The Power to Exact Wages from Labor

Royal E.S. Hayes

[Reprinted from Land and Freedom, March-April 1941]

A friend tells me of an incident which occurred when natural gas was piped into his town. A widow complained to a morning newspaper that her landlord raised her house rent on the ground that she could pay more because of the saving in her fuel bill. "You did not supply the natural gas," she said. "What difference does that make," he retorted, "it's my house."

The significance of the incident is not that it was striking. It is that the same condition and cause, though less obvious, affects every person in the civilized world. Government through law ignorantly stifles normal competition. It gives landownership license to hold labor off the land for a price. This limits the use of land. It keeps enterprise down as well as competition. It causes high prices in general. It makes labor compete against itself. In other words, it permits the greater part of wages to disappear in the price of land.

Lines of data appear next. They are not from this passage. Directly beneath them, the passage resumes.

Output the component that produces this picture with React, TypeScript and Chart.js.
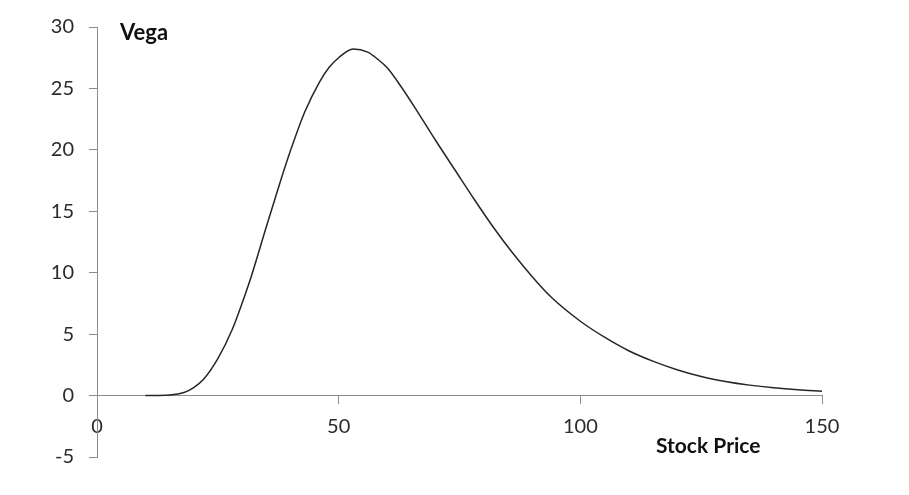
import React, { useEffect, useRef } from "react";
import { Chart, registerables } from "chart.js";

Chart.register(...registerables);

const stockPrice = [10, 15, 18, 20, 22, 25, 28, 30, 32, 35, 38, 40, 43, 46, 48, 50, 53, 56, 58, 60, 63, 66, 70, 74, 78, 82, 86, 90, 94, 100, 105, 110, 115, 120, 125, 130, 135, 140, 145, 150];
const vega = [0.0, 0.05, 0.25, 0.65, 1.3, 3.0, 5.4, 7.5, 9.8, 13.7, 17.5, 19.9, 23.1, 25.5, 26.7, 27.5, 28.2, 27.95, 27.4, 26.7, 25.1, 23.3, 20.8, 18.4, 16.0, 13.7, 11.6, 9.7, 8.0, 6.05, 4.75, 3.65, 2.8, 2.1, 1.55, 1.15, 0.85, 0.63, 0.47, 0.36];
const xTicks = [0, 50, 100, 150];
const yTicks = [-5, 0, 5, 10, 15, 20, 25, 30];
const yTitle = "Vega";
const xTitle = "Stock Price";

export default function App() {
  const canvasRef = useRef<HTMLCanvasElement | null>(null);

  useEffect(() => {
    document.body.style.margin = "0";
    const ctx = canvasRef.current!;
    const axisColor = "#8c8c8c";
    const tickFont = { family: "Lato", size: 20 };
    const chart = new Chart(ctx, {
      type: "line",
      data: {
        datasets: [
          {
            data: stockPrice.map((x, i) => ({ x, y: vega[i] })),
            borderColor: "#262626",
            borderWidth: 1.5,
            pointRadius: 0,
            cubicInterpolationMode: "monotone",
            fill: false,
          },
        ],
      },
      options: {
        animation: false,
        responsive: false,
        maintainAspectRatio: false,
        events: [],
        layout: { padding: { top: 27, right: 87, bottom: 38, left: 0 } },
        plugins: { legend: { display: false }, tooltip: { enabled: false }, title: { display: false } },
        scales: {
          x: {
            type: "linear",
            position: { y: 0 } as any,
            min: xTicks[0],
            max: xTicks[xTicks.length - 1],
            afterBuildTicks: (s: any) => {
              s.ticks = xTicks.map((v) => ({ value: v }));
            },
            afterFit: (s: any) => {
              s.height = 0;
            },
            grid: { drawOnChartArea: false, drawTicks: true, tickLength: 8, color: axisColor, lineWidth: 1 },
            border: { display: true, color: axisColor, width: 1 },
            ticks: { color: "#2b2b2b", font: tickFont, padding: 11, maxRotation: 0, autoSkip: false },
          },
          y: {
            type: "linear",
            position: "left",
            min: yTicks[0],
            max: yTicks[yTicks.length - 1],
            afterBuildTicks: (s: any) => {
              s.ticks = yTicks.map((v) => ({ value: v }));
            },
            afterFit: (s: any) => {
              s.width = 97;
            },
            grid: { drawOnChartArea: false, drawTicks: true, tickLength: 8, color: axisColor, lineWidth: 1 },
            border: { display: true, color: axisColor, width: 1 },
            ticks: { color: "#2b2b2b", font: tickFont, padding: 15, autoSkip: false },
          },
        },
      },
    });
    return () => chart.destroy();
  }, []);

  return (
    <div style={{ position: "relative", width: 909, height: 495, background: "#fff" }}>
      <canvas ref={canvasRef} width={909} height={495} style={{ display: "block", width: 909, height: 495 }} />
      <div
        style={{
          position: "absolute",
          left: 120,
          top: 19,
          fontFamily: "Lato",
          fontWeight: 700,
          fontSize: 22,
          color: "#111",
          lineHeight: "26px",
        }}
      >
        {yTitle}
      </div>
      <div
        style={{
          position: "absolute",
          left: 656,
          top: 432,
          fontFamily: "Lato",
          fontWeight: 700,
          fontSize: 21,
          color: "#111",
          lineHeight: "26px",
          whiteSpace: "nowrap",
        }}
      >
        {xTitle}
      </div>
    </div>
  );
}
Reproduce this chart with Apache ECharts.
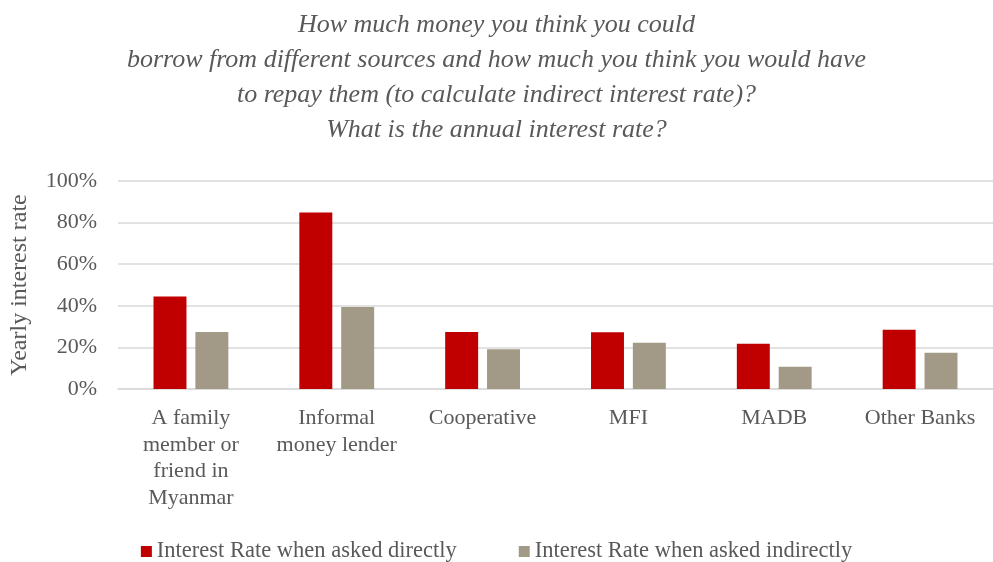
<!DOCTYPE html>
<html>
<head>
<meta charset="utf-8">
<style>
  html, body { margin: 0; padding: 0; background: #fff; }
  #chart { width: 993px; height: 562px; }
</style>
<script src="https://cdn.jsdelivr.net/npm/echarts@6/dist/echarts.min.js"></script>
</head>
<body>
<div id="chart"></div>
<script>
// Borrowing sources and the yearly interest rates reported for each
const categories = [
  'A family\nmember or\nfriend in\nMyanmar',
  'Informal\nmoney lender',
  'Cooperative',
  'MFI',
  'MADB',
  'Other Banks'
];
const askedDirectly = [44.5, 84.8, 27.4, 27.3, 21.7, 28.5];
const askedIndirectly = [27.4, 39.4, 19.1, 22.2, 10.7, 17.4];
const yTicks = [0, 20, 40, 60, 80, 100];

const serif = '"Liberation Serif", "DejaVu Serif", serif';
const textGrey = '#595959';

const chart = echarts.init(document.getElementById('chart'));
chart.setOption({
  animation: false,
  title: {
    text: 'How much money you think you could\nborrow from different sources and how much you think you would have\nto repay them (to calculate indirect interest rate)?\nWhat is the annual interest rate?',
    left: 'center',
    top: 3,
    textStyle: {
      fontFamily: serif,
      fontStyle: 'italic',
      fontWeight: 'normal',
      fontSize: 26,
      lineHeight: 35,
      color: textGrey
    }
  },
  legend: {
    top: 535,
    left: 'center',
    itemWidth: 11,
    itemHeight: 11,
    itemGap: 62,
    icon: 'rect',
    textStyle: { fontFamily: serif, fontSize: 22.5, color: textGrey }
  },
  grid: { left: 117, right: 0, top: 181, bottom: 173 },
  xAxis: {
    type: 'category',
    data: categories,
    axisTick: { show: false },
    axisLine: { lineStyle: { color: '#D9D9D9', width: 1.5 } },
    axisLabel: {
      fontFamily: serif,
      fontSize: 22,
      lineHeight: 26.5,
      color: textGrey,
      margin: 16,
      interval: 0
    }
  },
  yAxis: {
    type: 'value',
    min: yTicks[0],
    max: yTicks[yTicks.length - 1],
    interval: 20,
    name: 'Yearly interest rate',
    nameLocation: 'middle',
    nameGap: 86,
    nameTextStyle: { fontFamily: serif, fontSize: 24, color: textGrey },
    axisLabel: {
      formatter: '{value}%',
      fontFamily: serif,
      fontSize: 22,
      color: textGrey,
      margin: 21
    },
    splitLine: { lineStyle: { color: '#D9D9D9', width: 1.5 } }
  },
  series: [
    {
      name: 'Interest Rate when asked directly',
      type: 'bar',
      data: askedDirectly,
      barWidth: '22.6%',
      barGap: '27%',
      itemStyle: { color: '#C00000' }
    },
    {
      name: 'Interest Rate when asked indirectly',
      type: 'bar',
      data: askedIndirectly,
      barWidth: '22.6%',
      itemStyle: { color: '#A29A86' }
    }
  ]
});
</script>
</body>
</html>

The point in theory that I would discuss is in the comment which my friend made on the affair. He said, "When will people wake up to the fact that ground rent is a social value and belongs in the social fund?" This provokes a few other questions which I would like to ask. Is all of present ground rent a social value? Is that which the landlord extracted from the widow a social value and does it rightfully belong in the social fund? (What moral right has government to legalize such "hyjacking?" What right to collect from the landlord that which he clubs from widows or others? Is it a fine thing for government to be a receiver of stolen goods? Is this something to work and pray for? If so, count me out of both.

The fact is, it is not George's proposal at all. He would starve in the streets again before he would favor such a plan. He would say that which the landlord took from the widow was her wages; that no man, official or otherwise, has a moral right to this part of her subsistence. When the landlord got the extra rent from the widow it took the form of monopoly and speculative rent. As George said, "Over and above the economic rent there is the power that comes by monopoly, which may be called monopoly rent. The power to exact that monopoly rent comes from the power to keep labor off the land."

It is clear then, that wages and its security to labor is a definite factor to reckon with in distribution. It is by all means the most important factor in livelihood. Let us therefore wake up thoroughly to the fact that as a matter of distribution, except at first to get a start, government is to collect the economic increment only, leaving the monopoly and speculative quantity in the pockets of labor as wages. Let us think more about wages and worry less about the "social fund" and "social services." Let us envision wages for what it is, not only a definite factor in distribution but the greatest and grandest economic provision of nature on earth. The fullness of life can come only through WAGES, gained through the handiwork, craftsmanship and thoughtful care of man himself, through his labor with hand and brain.

Wages! World wide and universal! What depth of human implications here! What a subject for writers, thinkers, leaders everywhere! This wisdom of George will be listened to when men have gone through the lower depths of the coming decade. The world strafing which will result from the blind struggle to escape the consequences and to overcome the legal advantages which men have built up against each other, will give us the opportunity of the age.

This light must come! But it will have to come from the original spiritual insight and fire which since George's time has dulled down to a spark. Let us fan the true spark into a great illumination! But we shall have the breath and power for that only by returning to the original purpose of George, to elevate wages through a just distribution of wealth.

George's factual wisdom and Utopian vision must be brought to all sorts and orders of people, especially to those who have suffered most from economic injustice. Let us return to the original purpose and plan. Then society will put aside the universal robbery, the exactions of legal advantages. A flood of wages will then flow over the earth so that, as George said, "The industrious will be the rich people of the future. ...That all may have leisure, comfort and abundance, not merely the necessities of life, but even of that which are now esteemed the elegancies and luxuries of life." Let us give our best thought to the problem of labor and its wages. The social fund will then almost take care of itself.